Scritto e illustrato da Stian Hole
edito da Donizelli
Stiamo parlando del vincitore del premio Andersen 2012 per la categoria libri 6-9 anni. L’aspetto è quello di un albo illustrato e le illustrazioni ricoprono in realtà un ruolo fondamentale, perché il norvegese Hole ha sviluppato una tecnica di grande impatto che sintetizza grafica, collage e disegno e ad essa affida senza ombra di dubbio gran parte del potere comunicativo dei suoi libri.
Tutto ciò per dire che con scopi diversi questo libro può essere a nostro avviso proposto anche a bambini di età prescolare. Diversi gli scopi, ma anche gli esiti, devo dire incerti…
Due i livelli di giudizio. Per quanto riguarda le illustrazioni, credo che Hole piaccia molto agli adulti. Io personalmente ne sono affascinata . L’originalità, però, non può essere premiata a priori e, nonostante (sempre personalmente!) io troverei stimolante l’idea di proporre una realtà “mutante”, in cui le cose ritagliate e ricollocate, con proporzioni alterate, all’interno di prospettive oniriche acquistano un significato potenziato (sarà anche lo stile Ikea!), ho appurato che i bambini semplicemente vengono spaventati o disgustati da certe immagini…

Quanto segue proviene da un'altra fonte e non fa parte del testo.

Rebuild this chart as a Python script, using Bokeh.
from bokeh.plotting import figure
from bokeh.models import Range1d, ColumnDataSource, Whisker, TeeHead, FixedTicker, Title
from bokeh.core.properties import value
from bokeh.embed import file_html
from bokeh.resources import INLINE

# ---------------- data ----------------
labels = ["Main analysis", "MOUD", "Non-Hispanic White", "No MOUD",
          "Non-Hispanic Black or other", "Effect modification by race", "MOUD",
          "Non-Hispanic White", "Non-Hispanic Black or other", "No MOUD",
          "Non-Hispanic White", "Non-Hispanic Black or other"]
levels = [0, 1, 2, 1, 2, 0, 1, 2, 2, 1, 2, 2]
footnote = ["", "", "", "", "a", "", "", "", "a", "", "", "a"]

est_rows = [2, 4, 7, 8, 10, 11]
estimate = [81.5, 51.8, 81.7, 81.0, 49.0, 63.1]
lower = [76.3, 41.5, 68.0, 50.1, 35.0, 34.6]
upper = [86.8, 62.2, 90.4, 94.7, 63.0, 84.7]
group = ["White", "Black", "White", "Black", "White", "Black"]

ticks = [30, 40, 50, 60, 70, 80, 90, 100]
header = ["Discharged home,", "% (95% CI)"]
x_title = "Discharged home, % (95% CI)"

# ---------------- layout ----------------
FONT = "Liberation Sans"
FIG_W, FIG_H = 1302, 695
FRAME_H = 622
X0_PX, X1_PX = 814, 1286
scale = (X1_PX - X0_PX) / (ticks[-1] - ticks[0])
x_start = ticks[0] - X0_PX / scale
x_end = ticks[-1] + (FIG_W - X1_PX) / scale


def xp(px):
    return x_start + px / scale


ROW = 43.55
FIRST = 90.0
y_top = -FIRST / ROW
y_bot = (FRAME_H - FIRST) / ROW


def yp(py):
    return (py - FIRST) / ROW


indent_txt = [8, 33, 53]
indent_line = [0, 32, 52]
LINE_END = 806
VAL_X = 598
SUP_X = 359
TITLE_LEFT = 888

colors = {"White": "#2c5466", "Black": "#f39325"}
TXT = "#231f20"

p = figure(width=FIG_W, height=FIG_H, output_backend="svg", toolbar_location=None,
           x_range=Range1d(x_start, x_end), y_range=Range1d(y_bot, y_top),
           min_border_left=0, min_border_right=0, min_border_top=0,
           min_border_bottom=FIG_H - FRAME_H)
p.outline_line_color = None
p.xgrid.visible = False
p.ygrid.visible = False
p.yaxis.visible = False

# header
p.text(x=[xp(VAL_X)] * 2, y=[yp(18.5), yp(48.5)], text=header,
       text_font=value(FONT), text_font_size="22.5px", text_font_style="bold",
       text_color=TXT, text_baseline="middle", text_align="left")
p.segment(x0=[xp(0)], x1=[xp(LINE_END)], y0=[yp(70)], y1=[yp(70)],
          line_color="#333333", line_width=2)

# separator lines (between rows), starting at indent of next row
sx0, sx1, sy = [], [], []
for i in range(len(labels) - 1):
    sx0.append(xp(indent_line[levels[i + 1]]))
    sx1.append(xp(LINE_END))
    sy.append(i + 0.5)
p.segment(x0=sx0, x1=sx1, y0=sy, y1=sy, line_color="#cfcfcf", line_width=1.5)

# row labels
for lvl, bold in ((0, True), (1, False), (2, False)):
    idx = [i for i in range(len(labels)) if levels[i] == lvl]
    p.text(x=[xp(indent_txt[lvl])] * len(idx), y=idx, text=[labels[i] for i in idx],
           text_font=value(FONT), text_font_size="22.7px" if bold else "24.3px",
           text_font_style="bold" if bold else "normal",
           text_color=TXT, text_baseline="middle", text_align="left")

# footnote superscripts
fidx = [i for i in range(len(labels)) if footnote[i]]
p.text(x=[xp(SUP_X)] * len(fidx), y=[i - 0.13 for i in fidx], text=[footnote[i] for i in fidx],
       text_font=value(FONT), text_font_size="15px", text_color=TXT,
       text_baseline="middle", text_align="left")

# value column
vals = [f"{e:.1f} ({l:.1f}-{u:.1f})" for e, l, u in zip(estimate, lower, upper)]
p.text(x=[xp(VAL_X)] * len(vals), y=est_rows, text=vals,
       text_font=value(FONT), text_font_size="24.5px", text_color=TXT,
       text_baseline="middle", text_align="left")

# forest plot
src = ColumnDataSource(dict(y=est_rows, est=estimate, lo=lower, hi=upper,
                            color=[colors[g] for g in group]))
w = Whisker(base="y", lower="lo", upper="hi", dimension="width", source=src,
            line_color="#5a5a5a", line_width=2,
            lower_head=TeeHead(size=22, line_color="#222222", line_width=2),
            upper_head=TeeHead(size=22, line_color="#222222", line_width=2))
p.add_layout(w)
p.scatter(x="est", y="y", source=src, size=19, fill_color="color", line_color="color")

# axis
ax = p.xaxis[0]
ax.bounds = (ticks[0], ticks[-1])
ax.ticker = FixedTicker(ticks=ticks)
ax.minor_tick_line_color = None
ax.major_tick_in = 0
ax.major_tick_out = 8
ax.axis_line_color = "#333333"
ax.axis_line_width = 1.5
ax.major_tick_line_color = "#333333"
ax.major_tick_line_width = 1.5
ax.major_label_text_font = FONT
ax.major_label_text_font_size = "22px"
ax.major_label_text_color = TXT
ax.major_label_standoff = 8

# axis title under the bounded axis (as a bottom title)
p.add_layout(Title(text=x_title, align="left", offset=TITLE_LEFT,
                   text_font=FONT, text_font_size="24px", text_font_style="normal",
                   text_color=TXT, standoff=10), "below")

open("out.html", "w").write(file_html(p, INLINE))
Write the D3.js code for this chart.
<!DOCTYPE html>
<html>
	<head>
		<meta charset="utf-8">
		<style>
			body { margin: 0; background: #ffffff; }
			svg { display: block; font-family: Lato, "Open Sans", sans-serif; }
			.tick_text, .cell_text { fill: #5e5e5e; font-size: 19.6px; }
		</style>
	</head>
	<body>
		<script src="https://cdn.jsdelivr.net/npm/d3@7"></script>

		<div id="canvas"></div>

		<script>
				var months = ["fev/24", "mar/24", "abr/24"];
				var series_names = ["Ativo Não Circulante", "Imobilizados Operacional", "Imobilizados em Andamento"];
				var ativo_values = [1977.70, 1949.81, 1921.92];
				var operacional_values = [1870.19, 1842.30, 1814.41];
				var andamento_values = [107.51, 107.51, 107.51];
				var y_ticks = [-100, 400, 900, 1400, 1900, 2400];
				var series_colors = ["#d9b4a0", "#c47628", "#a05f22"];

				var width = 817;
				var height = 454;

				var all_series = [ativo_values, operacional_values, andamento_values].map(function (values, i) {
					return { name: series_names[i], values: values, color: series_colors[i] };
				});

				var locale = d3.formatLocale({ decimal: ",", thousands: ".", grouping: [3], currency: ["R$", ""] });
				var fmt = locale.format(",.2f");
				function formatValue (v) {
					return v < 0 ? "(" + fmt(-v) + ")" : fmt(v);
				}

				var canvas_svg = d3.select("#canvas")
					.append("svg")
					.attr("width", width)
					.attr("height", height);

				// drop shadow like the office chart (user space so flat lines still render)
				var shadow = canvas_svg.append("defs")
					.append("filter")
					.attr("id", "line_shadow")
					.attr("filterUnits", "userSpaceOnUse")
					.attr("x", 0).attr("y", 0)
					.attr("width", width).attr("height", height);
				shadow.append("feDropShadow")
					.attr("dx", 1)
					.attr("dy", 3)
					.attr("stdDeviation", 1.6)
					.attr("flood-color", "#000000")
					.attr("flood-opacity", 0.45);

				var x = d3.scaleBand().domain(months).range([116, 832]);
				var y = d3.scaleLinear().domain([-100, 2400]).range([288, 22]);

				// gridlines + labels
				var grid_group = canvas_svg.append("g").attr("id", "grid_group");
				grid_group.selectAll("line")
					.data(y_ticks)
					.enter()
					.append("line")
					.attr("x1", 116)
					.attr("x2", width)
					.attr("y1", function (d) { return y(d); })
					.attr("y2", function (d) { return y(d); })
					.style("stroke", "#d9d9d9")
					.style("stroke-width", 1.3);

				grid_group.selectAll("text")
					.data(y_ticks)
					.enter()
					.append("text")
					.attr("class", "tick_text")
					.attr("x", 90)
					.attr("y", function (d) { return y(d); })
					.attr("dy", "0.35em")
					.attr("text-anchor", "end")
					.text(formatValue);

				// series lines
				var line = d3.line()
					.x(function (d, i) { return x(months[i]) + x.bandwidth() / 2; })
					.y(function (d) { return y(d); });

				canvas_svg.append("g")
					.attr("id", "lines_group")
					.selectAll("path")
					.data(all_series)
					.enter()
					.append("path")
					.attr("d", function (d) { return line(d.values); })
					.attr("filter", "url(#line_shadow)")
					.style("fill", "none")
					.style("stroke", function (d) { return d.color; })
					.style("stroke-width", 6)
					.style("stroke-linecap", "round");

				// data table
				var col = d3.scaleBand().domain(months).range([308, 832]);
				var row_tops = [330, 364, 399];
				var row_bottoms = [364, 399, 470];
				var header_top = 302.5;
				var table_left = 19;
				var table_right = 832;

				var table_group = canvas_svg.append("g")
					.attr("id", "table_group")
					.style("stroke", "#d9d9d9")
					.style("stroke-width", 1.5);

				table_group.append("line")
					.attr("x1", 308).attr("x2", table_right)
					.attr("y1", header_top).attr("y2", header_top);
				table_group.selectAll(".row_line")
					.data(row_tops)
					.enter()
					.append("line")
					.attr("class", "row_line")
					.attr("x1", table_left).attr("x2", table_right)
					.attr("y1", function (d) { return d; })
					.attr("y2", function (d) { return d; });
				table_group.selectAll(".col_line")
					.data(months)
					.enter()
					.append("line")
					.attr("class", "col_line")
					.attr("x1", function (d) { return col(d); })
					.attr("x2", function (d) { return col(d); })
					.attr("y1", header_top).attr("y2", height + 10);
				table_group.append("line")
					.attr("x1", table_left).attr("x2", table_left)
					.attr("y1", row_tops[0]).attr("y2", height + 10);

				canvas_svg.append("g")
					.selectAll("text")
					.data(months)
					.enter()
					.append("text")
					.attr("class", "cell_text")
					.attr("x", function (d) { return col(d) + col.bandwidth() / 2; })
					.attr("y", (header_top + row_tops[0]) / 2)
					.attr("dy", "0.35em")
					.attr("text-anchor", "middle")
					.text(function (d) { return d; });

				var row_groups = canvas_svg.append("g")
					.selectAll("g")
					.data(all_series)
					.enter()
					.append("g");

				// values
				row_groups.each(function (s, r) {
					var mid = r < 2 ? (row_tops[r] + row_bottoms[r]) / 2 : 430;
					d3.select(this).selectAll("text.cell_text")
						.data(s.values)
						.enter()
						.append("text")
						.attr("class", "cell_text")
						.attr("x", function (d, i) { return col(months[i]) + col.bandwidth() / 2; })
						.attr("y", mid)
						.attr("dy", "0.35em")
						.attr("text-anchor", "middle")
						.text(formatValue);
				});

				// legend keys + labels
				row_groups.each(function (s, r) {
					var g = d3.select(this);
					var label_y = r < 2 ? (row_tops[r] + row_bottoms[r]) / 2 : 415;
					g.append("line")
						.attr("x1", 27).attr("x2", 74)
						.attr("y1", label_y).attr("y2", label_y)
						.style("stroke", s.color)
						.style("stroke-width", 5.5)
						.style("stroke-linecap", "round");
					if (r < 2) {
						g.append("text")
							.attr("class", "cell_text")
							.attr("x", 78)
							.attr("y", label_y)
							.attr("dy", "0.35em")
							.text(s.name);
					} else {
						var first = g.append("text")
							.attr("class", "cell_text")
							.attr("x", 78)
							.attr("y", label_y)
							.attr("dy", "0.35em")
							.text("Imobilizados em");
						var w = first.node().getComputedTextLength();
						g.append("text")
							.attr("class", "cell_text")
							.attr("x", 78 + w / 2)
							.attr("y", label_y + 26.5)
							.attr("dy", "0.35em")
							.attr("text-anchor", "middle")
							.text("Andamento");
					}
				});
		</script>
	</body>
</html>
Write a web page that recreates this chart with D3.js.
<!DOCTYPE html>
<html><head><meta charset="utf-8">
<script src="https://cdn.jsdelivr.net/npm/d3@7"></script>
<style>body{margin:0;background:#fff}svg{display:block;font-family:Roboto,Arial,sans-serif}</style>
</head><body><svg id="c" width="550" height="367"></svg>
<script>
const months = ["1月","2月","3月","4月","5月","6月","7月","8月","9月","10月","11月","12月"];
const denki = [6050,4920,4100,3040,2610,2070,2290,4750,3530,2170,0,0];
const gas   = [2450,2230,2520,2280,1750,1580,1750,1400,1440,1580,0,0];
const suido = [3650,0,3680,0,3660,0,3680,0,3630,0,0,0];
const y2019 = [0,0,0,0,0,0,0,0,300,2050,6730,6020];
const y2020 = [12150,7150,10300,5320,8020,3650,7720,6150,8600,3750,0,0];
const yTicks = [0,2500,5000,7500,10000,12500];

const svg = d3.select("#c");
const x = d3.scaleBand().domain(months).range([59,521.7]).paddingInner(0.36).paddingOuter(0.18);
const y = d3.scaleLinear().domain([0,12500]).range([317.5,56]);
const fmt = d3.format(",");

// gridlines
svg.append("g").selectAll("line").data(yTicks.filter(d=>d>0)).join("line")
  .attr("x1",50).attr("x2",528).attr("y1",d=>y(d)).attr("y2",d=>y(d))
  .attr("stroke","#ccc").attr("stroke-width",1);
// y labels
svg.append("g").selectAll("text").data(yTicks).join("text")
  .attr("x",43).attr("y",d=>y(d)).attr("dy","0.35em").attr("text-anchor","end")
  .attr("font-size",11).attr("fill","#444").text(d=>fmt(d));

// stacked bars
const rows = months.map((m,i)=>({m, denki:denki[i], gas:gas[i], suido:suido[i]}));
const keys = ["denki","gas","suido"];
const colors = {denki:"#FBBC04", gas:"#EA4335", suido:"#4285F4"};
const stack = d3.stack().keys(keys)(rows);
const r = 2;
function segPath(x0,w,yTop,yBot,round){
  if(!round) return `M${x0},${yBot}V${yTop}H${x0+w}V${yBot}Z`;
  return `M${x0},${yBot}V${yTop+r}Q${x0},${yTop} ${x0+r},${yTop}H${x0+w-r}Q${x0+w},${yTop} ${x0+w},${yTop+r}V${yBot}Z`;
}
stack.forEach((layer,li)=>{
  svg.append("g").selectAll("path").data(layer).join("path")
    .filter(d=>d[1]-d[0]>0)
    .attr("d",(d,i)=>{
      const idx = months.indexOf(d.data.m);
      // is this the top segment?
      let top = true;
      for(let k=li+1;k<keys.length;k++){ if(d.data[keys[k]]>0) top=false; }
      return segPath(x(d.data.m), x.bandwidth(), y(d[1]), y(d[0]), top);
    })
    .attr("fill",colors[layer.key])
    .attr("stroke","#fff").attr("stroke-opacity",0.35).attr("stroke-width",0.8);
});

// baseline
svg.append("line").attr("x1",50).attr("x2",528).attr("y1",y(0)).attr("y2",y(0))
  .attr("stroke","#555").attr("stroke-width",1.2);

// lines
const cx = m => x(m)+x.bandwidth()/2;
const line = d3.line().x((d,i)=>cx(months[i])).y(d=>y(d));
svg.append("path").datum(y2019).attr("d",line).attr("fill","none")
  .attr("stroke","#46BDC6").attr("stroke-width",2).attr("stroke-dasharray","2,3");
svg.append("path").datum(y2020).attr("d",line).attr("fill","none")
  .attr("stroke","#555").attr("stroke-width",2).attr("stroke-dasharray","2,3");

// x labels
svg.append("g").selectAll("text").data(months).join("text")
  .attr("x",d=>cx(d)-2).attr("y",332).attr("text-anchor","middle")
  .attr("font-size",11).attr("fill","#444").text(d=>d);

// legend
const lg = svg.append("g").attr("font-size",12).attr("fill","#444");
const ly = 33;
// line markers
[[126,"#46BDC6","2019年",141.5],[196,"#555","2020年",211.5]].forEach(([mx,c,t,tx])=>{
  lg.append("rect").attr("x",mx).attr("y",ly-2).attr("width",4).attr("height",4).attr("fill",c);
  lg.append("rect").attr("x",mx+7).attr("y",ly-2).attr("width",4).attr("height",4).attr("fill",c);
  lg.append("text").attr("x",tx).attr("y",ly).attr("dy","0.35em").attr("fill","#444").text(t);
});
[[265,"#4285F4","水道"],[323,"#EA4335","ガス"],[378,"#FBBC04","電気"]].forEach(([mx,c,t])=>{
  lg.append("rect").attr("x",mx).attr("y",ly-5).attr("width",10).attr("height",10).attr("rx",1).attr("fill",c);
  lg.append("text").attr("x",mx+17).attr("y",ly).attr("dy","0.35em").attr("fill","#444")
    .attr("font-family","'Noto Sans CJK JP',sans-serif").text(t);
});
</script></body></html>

Per quanto riguarda la storia, non v’è dubbio che sia ben ritmata. Centrato il punto di vista del bambino e accattivante per il lettore, ma l’obiezione, per nove su dieci, è “Finisce in aria?”. Inutile guidarli a ripercorrere la giornata di Garmann. Non manca nessun passaggio: un “one day plot” da manuale. Un giorno ben definito nella sua unicità (l’ultimo giorno di vacanza) : inizio la mattina, fine la sera. Perché dunque questa ineluttabile sensazione di incompiutezza? Perché al tramonto quando tutto è compiuto e non rimane che aspettare che trascorrano le ultime 13 ore prima dell’inizio della scuola, Garmann ha ancora paura. Tutto quanto è accaduto non ha cambiato la situazione di partenza e questo perché è stato vissuto senza un giudizio adulto. Nessuna speranza, nessun conforto per il piccolo Garmann se gli adulti non sanno giudicare la realtà. Va a vuoto anche il tentativo della zia Borghild (come si pronuncerà?) che pensando alla Morte e al Paradiso dice “…ho paura di lasciarti. Ma il grande giardino potrebbe essere interessante”. Anche il papà ha paura di qualcosa e la madre, ma al momento di accennare a un qualche motivo di speranza uno torna in soffitta a esercitarsi col violino e l’altra rientra in cucina.
Una figura rimane, quella di zia Augusta (questa sì, che si sa pronunciare!), la quale non ha paura di niente, perché è diventata un po’ smemorata e “Chi non ricorda niente, non ha niente di cui aver paura”.